Why switches are not indecisive
The "indecisive" misread comes from people who assume identity has to be singular. If you can do both, the thinking goes, you must not really know what you want. This collapses two different things — having a preference and being capable of more than one mode — and it loses what is most interesting about switches.
Long-term switches are often unusually good at negotiation precisely because they have to be. A strict Dominant knows what they want every time: to lead. A switch has to figure out before each interaction which mode they want to be in this time, which means they get a lot of practice asking themselves "what do I actually want right now?" That practice translates into stronger self-awareness over time, not weaker.

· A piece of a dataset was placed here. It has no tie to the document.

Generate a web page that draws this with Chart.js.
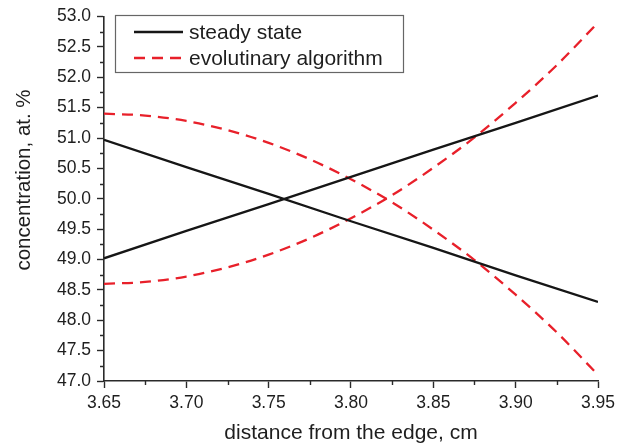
<!DOCTYPE html>
<html>
<head>
<meta charset="utf-8">
<script src="https://cdn.jsdelivr.net/npm/chart.js@4.4.1/dist/chart.umd.min.js"></script>
<style>
  html, body { margin: 0; padding: 0; background: #fff; }
  canvas { display: block; }
</style>
</head>
<body>
<canvas id="concChart" width="631" height="447"></canvas>
<script>
// values
const xSteady = [3.65, 3.70, 3.75, 3.80, 3.85, 3.90, 3.95];
const steadyDown = [50.97, 50.52, 50.08, 49.63, 49.19, 48.74, 48.30];
const steadyUp = [49.02, 49.47, 49.91, 50.36, 50.81, 51.25, 51.70];

const xEvo = [3.65, 3.675, 3.70, 3.725, 3.75, 3.775, 3.80, 3.825, 3.85, 3.875, 3.90, 3.925, 3.95];
const evoDown = [51.40, 51.37, 51.28, 51.13, 50.92, 50.65, 50.32, 49.94, 49.49, 48.99, 48.42, 47.80, 47.10];
const evoUp = [48.60, 48.63, 48.72, 48.87, 49.08, 49.35, 49.68, 50.06, 50.51, 51.01, 51.58, 52.20, 52.90];

const xTicks = [3.65, 3.70, 3.75, 3.80, 3.85, 3.90, 3.95];
const yTicks = [47.0, 47.5, 48.0, 48.5, 49.0, 49.5, 50.0, 50.5, 51.0, 51.5, 52.0, 52.5, 53.0];

const seriesLabels = ['steady state', 'evolutinary algorithm'];

const BLACK = '#161616';
const RED = '#e8202a';
const AXIS = '#2a2a2a';
const TEXT = '#1e1e1e';
const FONT = "'Liberation Sans', Arial, sans-serif";

function pts(xs, ys) {
    return xs.map((x, i) => ({ x: x, y: ys[i] }));
}

// minor ticks halfway between the major ones
const minorTicks = {
    id: 'minorTicks',
    afterDraw(chart) {
        const ctx = chart.ctx;
        const area = chart.chartArea;
        const xs = chart.scales.x, ys = chart.scales.y;
        ctx.save();
        ctx.strokeStyle = AXIS;
        ctx.lineWidth = 1.4;
        ctx.beginPath();
        for (let i = 0; i < xTicks.length - 1; i++) {
            const px = Math.round(xs.getPixelForValue((xTicks[i] + xTicks[i + 1]) / 2)) + 0.5;
            ctx.moveTo(px, area.bottom);
            ctx.lineTo(px, area.bottom + 4);
        }
        for (let i = 0; i < yTicks.length - 1; i++) {
            const py = Math.round(ys.getPixelForValue((yTicks[i] + yTicks[i + 1]) / 2)) + 0.5;
            ctx.moveTo(area.left, py);
            ctx.lineTo(area.left - 4, py);
        }
        ctx.stroke();
        ctx.restore();
    }
};

// rotated y title, sitting a bit above the middle like the original
const yTitle = {
    id: 'yTitle',
    afterDraw(chart) {
        const ctx = chart.ctx;
        ctx.save();
        ctx.translate(24, 180);
        ctx.rotate(-Math.PI / 2);
        ctx.font = '20.5px ' + FONT;
        ctx.fillStyle = TEXT;
        ctx.textAlign = 'center';
        ctx.textBaseline = 'middle';
        ctx.fillText('concentration, at. %', 0, 0);
        ctx.restore();
    }
};

// boxed legend inside the plot, upper left
const boxLegend = {
    id: 'boxLegend',
    afterDraw(chart) {
        const ctx = chart.ctx;
        const ds = chart.data.datasets;
        const entries = [ds[0], ds[2]];
        ctx.save();
        ctx.fillStyle = '#fff';
        ctx.fillRect(115.5, 15.5, 288, 57);
        ctx.strokeStyle = '#666';
        ctx.lineWidth = 1.2;
        ctx.strokeRect(115.5, 15.5, 288, 57);
        ctx.font = '21px ' + FONT;
        ctx.textBaseline = 'middle';
        entries.forEach((d, i) => {
            const y = 32 + i * 26;
            ctx.strokeStyle = d.borderColor;
            ctx.lineWidth = d.borderWidth;
            ctx.setLineDash(d.borderDash || []);
            ctx.beginPath();
            ctx.moveTo(134, y);
            ctx.lineTo(183, y);
            ctx.stroke();
            ctx.setLineDash([]);
            ctx.fillStyle = TEXT;
            ctx.fillText(d.label, 189, y + 1);
        });
        ctx.restore();
    }
};

const lineStyle = { pointRadius: 0, fill: false, borderWidth: 2.3 };

new Chart(document.getElementById('concChart').getContext('2d'), {
    type: 'line',
    data: {
        datasets: [
            Object.assign({ label: seriesLabels[0], data: pts(xSteady, steadyDown), borderColor: BLACK, tension: 0 }, lineStyle),
            Object.assign({ label: seriesLabels[0], data: pts(xSteady, steadyUp), borderColor: BLACK, tension: 0 }, lineStyle),
            Object.assign({ label: seriesLabels[1], data: pts(xEvo, evoDown), borderColor: RED, borderDash: [11, 7], cubicInterpolationMode: 'monotone' }, lineStyle),
            Object.assign({ label: seriesLabels[1], data: pts(xEvo, evoUp), borderColor: RED, borderDash: [11, 7], cubicInterpolationMode: 'monotone' }, lineStyle)
        ]
    },
    options: {
        responsive: false,
        animation: false,
        layout: { padding: { left: 0, right: 33, top: 16, bottom: 0 } },
        plugins: {
            legend: { display: false },
            tooltip: { enabled: false }
        },
        scales: {
            x: {
                type: 'linear',
                min: 3.65,
                max: 3.95,
                afterBuildTicks: function(scale) {
                    scale.ticks = xTicks.map(v => ({ value: v }));
                },
                afterFit: function(scale) { scale.height = 66; },
                border: { display: true, color: AXIS, width: 1.6 },
                grid: { drawOnChartArea: false, drawTicks: true, tickLength: 7, tickColor: AXIS, tickWidth: 1.4 },
                ticks: {
                    autoSkip: false,
                    maxRotation: 0,
                    padding: 5,
                    color: TEXT,
                    font: { family: FONT, size: 17.5 },
                    callback: function(value) { return Number(value).toFixed(2); }
                },
                title: {
                    display: true,
                    text: 'distance from the edge, cm',
                    color: TEXT,
                    font: { family: FONT, size: 21 },
                    padding: { top: 0, bottom: 1 }
                }
            },
            y: {
                type: 'linear',
                min: 47,
                max: 53,
                afterBuildTicks: function(scale) {
                    scale.ticks = yTicks.map(v => ({ value: v }));
                },
                afterFit: function(scale) { scale.width = 104; },
                border: { display: true, color: AXIS, width: 1.6 },
                grid: { drawOnChartArea: false, drawTicks: true, tickLength: 7, tickColor: AXIS, tickWidth: 1.4 },
                ticks: {
                    autoSkip: false,
                    padding: 6,
                    color: TEXT,
                    font: { family: FONT, size: 17.5 },
                    callback: function(value) { return Number(value).toFixed(1); }
                }
            }
        }
    },
    plugins: [minorTicks, yTitle, boxLegend]
});
</script>
</body>
</html>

The most experienced switches are usually the most direct communicators in the community. They have spent years learning to articulate which mode they are in, why, and what they need from a partner in that mode. Strict Doms and subs do not need that vocabulary as urgently. Switches do, and they develop it.
Adaptability as the signature trait
In axis-based personality models like the SYNR five-axis framework, switches have a recognisable signature. The single most predictive dimension is Adaptability, which measures how comfortably you move between roles, contexts, and emotional registers without losing yourself. Switches usually score very high here.
The other dimensions vary. Sovereignty and Relinquishment are typically moderate or balanced — neither overwhelmingly high nor low. This is the technical signature: a switch is not someone who scores high on both Sovereignty and Relinquishment (that profile exists too, but it describes a different orientation — someone who chooses surrender from a position of authority). A switch is someone who scores moderate on both and very high on Adaptability.
Intensity and Alignment for switches vary by individual. Some switches want vivid, ritual-heavy experiences in both modes. Others prefer light, playful exchanges. The switch identity is about the mode-flexibility, not about what the modes contain.
Switch versus other roles that look similar
Three roles can look like switches from the outside but mean different things. The distinctions matter because matching with a partner who shares your actual orientation works better than matching with someone whose surface behaviour resembles yours.
- Switch versus brat. A brat is firmly submissive but expresses that submission through resistance and provocation. The leadership behaviour is a game piece, not a real shift in mode. A switch genuinely changes mode.
- Switch versus high-Sovereignty + high-Relinquishment. This profile describes someone who can lead with full authority and also surrender with full presence within a single dynamic, choosing each based on context — but usually within the same mode at the same time. A switch operates in distinct modes that do not overlap within a scene.
- Switch versus situational Dom/sub. Some people lead with one specific partner and follow with another but do not consider themselves switches because the mode is fixed by the partner, not chosen by them. This is closer to two parallel monogamous orientations than to switching.
When to embrace your switch identity
If you have taken a personality test and the result confused you because your Sovereignty and Relinquishment came out close to each other, the switch profile is probably the resolution. Read your Adaptability score next. If it is high, you are a switch and the test is telling you so accurately. If it is low or moderate, you are something else — possibly a high-Sovereignty/high-Relinquishment integrated profile, or someone whose self-knowledge is still settling.
Embracing the switch identity is not a downgrade from picking a side. It is a more accurate description of how you actually work. Trying to force yourself into being a "real" Dom or "real" sub when your nature is bilingual produces frustration on both ends. Switches do their best work when they admit they are switches and find partners who can meet them in either mode.
The community-side advantage is also real. Switches are often in demand precisely because they are flexible. A switch can match with a strict Dom (taking the submissive role) or a strict sub (taking the Dominant role) or another switch (alternating). The matching pool is structurally larger.
Frequently Asked Questions
How do I know if I am a Switch in BDSM?
The clearest indicators are balanced Sovereignty and Relinquishment scores combined with very high Adaptability on a dimensional BDSM test. In lived experience, Switches typically feel equally natural leading with one partner and following with another — or even alternating within the same relationship depending on mood and context.
Can a Switch have a preference for Dominant or submissive?
Yes. Most Switches lean slightly toward one mode but remain genuinely capable and comfortable in both. A Dom-leaning Switch might default to leadership but deeply enjoy occasional surrender. A sub-leaning Switch might default to following but take the lead naturally in certain contexts. The lean does not invalidate the Switch identity.
Is being a Switch more common than being strictly Dominant or submissive?
Emerging data from modern BDSM personality tests suggests that a significant portion of respondents score in the Switch range when given dimensional assessments rather than forced binary choices. Many people who identify as strictly Dominant or submissive actually have more role flexibility than they assume.